■ **Goal of the exercise**: Would you repeat the listing exactly but omit every picture?
=====
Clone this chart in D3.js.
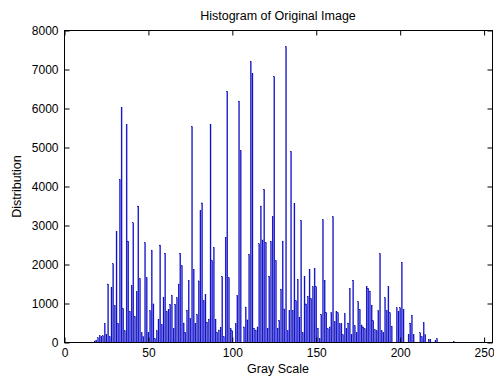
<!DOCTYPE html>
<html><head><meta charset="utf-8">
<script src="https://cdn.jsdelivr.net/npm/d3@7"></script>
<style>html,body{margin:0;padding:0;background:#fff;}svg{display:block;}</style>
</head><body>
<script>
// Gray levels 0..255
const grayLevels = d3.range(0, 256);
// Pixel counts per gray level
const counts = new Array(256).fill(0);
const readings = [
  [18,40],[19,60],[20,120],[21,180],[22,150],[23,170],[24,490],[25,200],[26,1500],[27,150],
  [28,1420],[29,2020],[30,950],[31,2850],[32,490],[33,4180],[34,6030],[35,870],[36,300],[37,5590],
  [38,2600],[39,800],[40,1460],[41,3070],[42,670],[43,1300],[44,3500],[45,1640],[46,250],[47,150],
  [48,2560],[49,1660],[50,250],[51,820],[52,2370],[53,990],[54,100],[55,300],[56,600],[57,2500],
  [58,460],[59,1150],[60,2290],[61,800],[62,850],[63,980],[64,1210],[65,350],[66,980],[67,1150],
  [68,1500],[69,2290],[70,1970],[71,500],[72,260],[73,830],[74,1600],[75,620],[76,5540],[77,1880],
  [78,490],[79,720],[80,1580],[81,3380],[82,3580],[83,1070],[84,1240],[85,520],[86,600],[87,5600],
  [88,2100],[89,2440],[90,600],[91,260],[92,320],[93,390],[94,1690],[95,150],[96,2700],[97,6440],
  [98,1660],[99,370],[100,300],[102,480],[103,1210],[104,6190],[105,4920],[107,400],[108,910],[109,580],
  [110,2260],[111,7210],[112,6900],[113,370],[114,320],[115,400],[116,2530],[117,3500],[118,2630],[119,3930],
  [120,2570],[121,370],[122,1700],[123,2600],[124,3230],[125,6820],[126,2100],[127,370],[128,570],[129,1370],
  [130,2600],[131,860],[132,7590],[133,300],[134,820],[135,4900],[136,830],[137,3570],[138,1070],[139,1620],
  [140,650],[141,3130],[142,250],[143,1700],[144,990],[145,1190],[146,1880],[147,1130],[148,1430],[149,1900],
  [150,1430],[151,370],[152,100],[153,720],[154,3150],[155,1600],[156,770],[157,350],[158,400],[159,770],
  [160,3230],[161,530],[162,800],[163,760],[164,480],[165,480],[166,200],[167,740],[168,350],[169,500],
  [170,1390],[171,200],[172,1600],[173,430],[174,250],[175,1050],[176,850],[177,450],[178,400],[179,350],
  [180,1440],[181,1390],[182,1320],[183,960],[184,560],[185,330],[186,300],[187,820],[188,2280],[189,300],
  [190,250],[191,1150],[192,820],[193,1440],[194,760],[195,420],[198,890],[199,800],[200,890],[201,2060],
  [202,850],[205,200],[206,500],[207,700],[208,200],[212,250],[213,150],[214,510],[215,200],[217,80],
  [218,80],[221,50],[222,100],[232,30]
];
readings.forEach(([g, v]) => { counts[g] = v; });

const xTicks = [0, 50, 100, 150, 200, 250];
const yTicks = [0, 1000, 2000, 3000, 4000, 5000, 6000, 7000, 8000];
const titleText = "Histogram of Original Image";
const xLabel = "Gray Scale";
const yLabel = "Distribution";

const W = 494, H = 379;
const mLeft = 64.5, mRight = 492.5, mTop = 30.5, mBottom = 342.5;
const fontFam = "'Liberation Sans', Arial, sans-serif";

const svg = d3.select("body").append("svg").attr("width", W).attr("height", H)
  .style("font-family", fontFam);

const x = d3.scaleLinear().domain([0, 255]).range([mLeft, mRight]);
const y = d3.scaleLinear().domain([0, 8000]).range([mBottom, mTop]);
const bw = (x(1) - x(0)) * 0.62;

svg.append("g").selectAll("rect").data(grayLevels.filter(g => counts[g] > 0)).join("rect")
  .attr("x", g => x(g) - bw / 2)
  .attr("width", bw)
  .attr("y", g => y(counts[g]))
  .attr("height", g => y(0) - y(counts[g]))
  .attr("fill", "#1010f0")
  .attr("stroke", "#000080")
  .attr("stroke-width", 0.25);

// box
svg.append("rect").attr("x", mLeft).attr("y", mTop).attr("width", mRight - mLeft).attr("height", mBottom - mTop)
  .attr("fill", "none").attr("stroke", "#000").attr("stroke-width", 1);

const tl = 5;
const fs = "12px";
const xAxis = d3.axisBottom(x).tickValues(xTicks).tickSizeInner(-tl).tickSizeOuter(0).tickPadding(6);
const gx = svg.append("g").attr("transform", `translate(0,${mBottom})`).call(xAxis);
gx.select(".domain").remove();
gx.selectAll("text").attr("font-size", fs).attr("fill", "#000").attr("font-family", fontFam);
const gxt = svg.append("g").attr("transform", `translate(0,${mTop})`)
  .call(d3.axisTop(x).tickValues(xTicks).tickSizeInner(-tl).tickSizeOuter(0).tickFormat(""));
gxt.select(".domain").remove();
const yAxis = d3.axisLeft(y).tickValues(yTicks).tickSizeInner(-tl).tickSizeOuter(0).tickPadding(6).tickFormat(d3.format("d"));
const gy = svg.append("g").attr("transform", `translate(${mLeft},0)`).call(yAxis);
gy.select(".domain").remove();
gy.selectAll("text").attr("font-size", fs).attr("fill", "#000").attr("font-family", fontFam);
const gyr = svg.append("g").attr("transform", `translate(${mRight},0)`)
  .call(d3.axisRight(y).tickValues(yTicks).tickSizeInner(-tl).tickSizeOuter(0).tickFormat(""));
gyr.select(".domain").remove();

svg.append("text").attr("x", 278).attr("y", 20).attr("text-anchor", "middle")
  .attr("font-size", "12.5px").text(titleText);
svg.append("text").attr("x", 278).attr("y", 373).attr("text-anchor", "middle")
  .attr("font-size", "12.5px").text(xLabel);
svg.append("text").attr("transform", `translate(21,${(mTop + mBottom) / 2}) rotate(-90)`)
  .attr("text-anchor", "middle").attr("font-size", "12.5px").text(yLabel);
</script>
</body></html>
=====
■ **The solution**:
Clone this chart in D3.js.
<!DOCTYPE html>
<html><head><meta charset="utf-8">
<script src="https://cdn.jsdelivr.net/npm/d3@7"></script>
<style>html,body{margin:0;padding:0;background:#fff;}svg{display:block;}</style>
</head><body>
<script>
// Gray levels 0..255
const grayLevels = d3.range(0, 256);
// Pixel counts per gray level
const counts = new Array(256).fill(0);
const readings = [
  [18,40],[19,60],[20,120],[21,180],[22,150],[23,170],[24,490],[25,200],[26,1500],[27,150],
  [28,1420],[29,2020],[30,950],[31,2850],[32,490],[33,4180],[34,6030],[35,870],[36,300],[37,5590],
  [38,2600],[39,800],[40,1460],[41,3070],[42,670],[43,1300],[44,3500],[45,1640],[46,250],[47,150],
  [48,2560],[49,1660],[50,250],[51,820],[52,2370],[53,990],[54,100],[55,300],[56,600],[57,2500],
  [58,460],[59,1150],[60,2290],[61,800],[62,850],[63,980],[64,1210],[65,350],[66,980],[67,1150],
  [68,1500],[69,2290],[70,1970],[71,500],[72,260],[73,830],[74,1600],[75,620],[76,5540],[77,1880],
  [78,490],[79,720],[80,1580],[81,3380],[82,3580],[83,1070],[84,1240],[85,520],[86,600],[87,5600],
  [88,2100],[89,2440],[90,600],[91,260],[92,320],[93,390],[94,1690],[95,150],[96,2700],[97,6440],
  [98,1660],[99,370],[100,300],[102,480],[103,1210],[104,6190],[105,4920],[107,400],[108,910],[109,580],
  [110,2260],[111,7210],[112,6900],[113,370],[114,320],[115,400],[116,2530],[117,3500],[118,2630],[119,3930],
  [120,2570],[121,370],[122,1700],[123,2600],[124,3230],[125,6820],[126,2100],[127,370],[128,570],[129,1370],
  [130,2600],[131,860],[132,7590],[133,300],[134,820],[135,4900],[136,830],[137,3570],[138,1070],[139,1620],
  [140,650],[141,3130],[142,250],[143,1700],[144,990],[145,1190],[146,1880],[147,1130],[148,1430],[149,1900],
  [150,1430],[151,370],[152,100],[153,720],[154,3150],[155,1600],[156,770],[157,350],[158,400],[159,770],
  [160,3230],[161,530],[162,800],[163,760],[164,480],[165,480],[166,200],[167,740],[168,350],[169,500],
  [170,1390],[171,200],[172,1600],[173,430],[174,250],[175,1050],[176,850],[177,450],[178,400],[179,350],
  [180,1440],[181,1390],[182,1320],[183,960],[184,560],[185,330],[186,300],[187,820],[188,2280],[189,300],
  [190,250],[191,1150],[192,820],[193,1440],[194,760],[195,420],[198,890],[199,800],[200,890],[201,2060],
  [202,850],[205,200],[206,500],[207,700],[208,200],[212,250],[213,150],[214,510],[215,200],[217,80],
  [218,80],[221,50],[222,100],[232,30]
];
readings.forEach(([g, v]) => { counts[g] = v; });

const xTicks = [0, 50, 100, 150, 200, 250];
const yTicks = [0, 1000, 2000, 3000, 4000, 5000, 6000, 7000, 8000];
const titleText = "Histogram of Original Image";
const xLabel = "Gray Scale";
const yLabel = "Distribution";

const W = 494, H = 379;
const mLeft = 64.5, mRight = 492.5, mTop = 30.5, mBottom = 342.5;
const fontFam = "'Liberation Sans', Arial, sans-serif";

const svg = d3.select("body").append("svg").attr("width", W).attr("height", H)
  .style("font-family", fontFam);

const x = d3.scaleLinear().domain([0, 255]).range([mLeft, mRight]);
const y = d3.scaleLinear().domain([0, 8000]).range([mBottom, mTop]);
const bw = (x(1) - x(0)) * 0.62;

svg.append("g").selectAll("rect").data(grayLevels.filter(g => counts[g] > 0)).join("rect")
  .attr("x", g => x(g) - bw / 2)
  .attr("width", bw)
  .attr("y", g => y(counts[g]))
  .attr("height", g => y(0) - y(counts[g]))
  .attr("fill", "#1010f0")
  .attr("stroke", "#000080")
  .attr("stroke-width", 0.25);

// box
svg.append("rect").attr("x", mLeft).attr("y", mTop).attr("width", mRight - mLeft).attr("height", mBottom - mTop)
  .attr("fill", "none").attr("stroke", "#000").attr("stroke-width", 1);

const tl = 5;
const fs = "12px";
const xAxis = d3.axisBottom(x).tickValues(xTicks).tickSizeInner(-tl).tickSizeOuter(0).tickPadding(6);
const gx = svg.append("g").attr("transform", `translate(0,${mBottom})`).call(xAxis);
gx.select(".domain").remove();
gx.selectAll("text").attr("font-size", fs).attr("fill", "#000").attr("font-family", fontFam);
const gxt = svg.append("g").attr("transform", `translate(0,${mTop})`)
  .call(d3.axisTop(x).tickValues(xTicks).tickSizeInner(-tl).tickSizeOuter(0).tickFormat(""));
gxt.select(".domain").remove();
const yAxis = d3.axisLeft(y).tickValues(yTicks).tickSizeInner(-tl).tickSizeOuter(0).tickPadding(6).tickFormat(d3.format("d"));
const gy = svg.append("g").attr("transform", `translate(${mLeft},0)`).call(yAxis);
gy.select(".domain").remove();
gy.selectAll("text").attr("font-size", fs).attr("fill", "#000").attr("font-family", fontFam);
const gyr = svg.append("g").attr("transform", `translate(${mRight},0)`)
  .call(d3.axisRight(y).tickValues(yTicks).tickSizeInner(-tl).tickSizeOuter(0).tickFormat(""));
gyr.select(".domain").remove();

svg.append("text").attr("x", 278).attr("y", 20).attr("text-anchor", "middle")
  .attr("font-size", "12.5px").text(titleText);
svg.append("text").attr("x", 278).attr("y", 373).attr("text-anchor", "middle")
  .attr("font-size", "12.5px").text(xLabel);
svg.append("text").attr("transform", `translate(21,${(mTop + mBottom) / 2}) rotate(-90)`)
  .attr("text-anchor", "middle").attr("font-size", "12.5px").text(yLabel);
</script>
</body></html>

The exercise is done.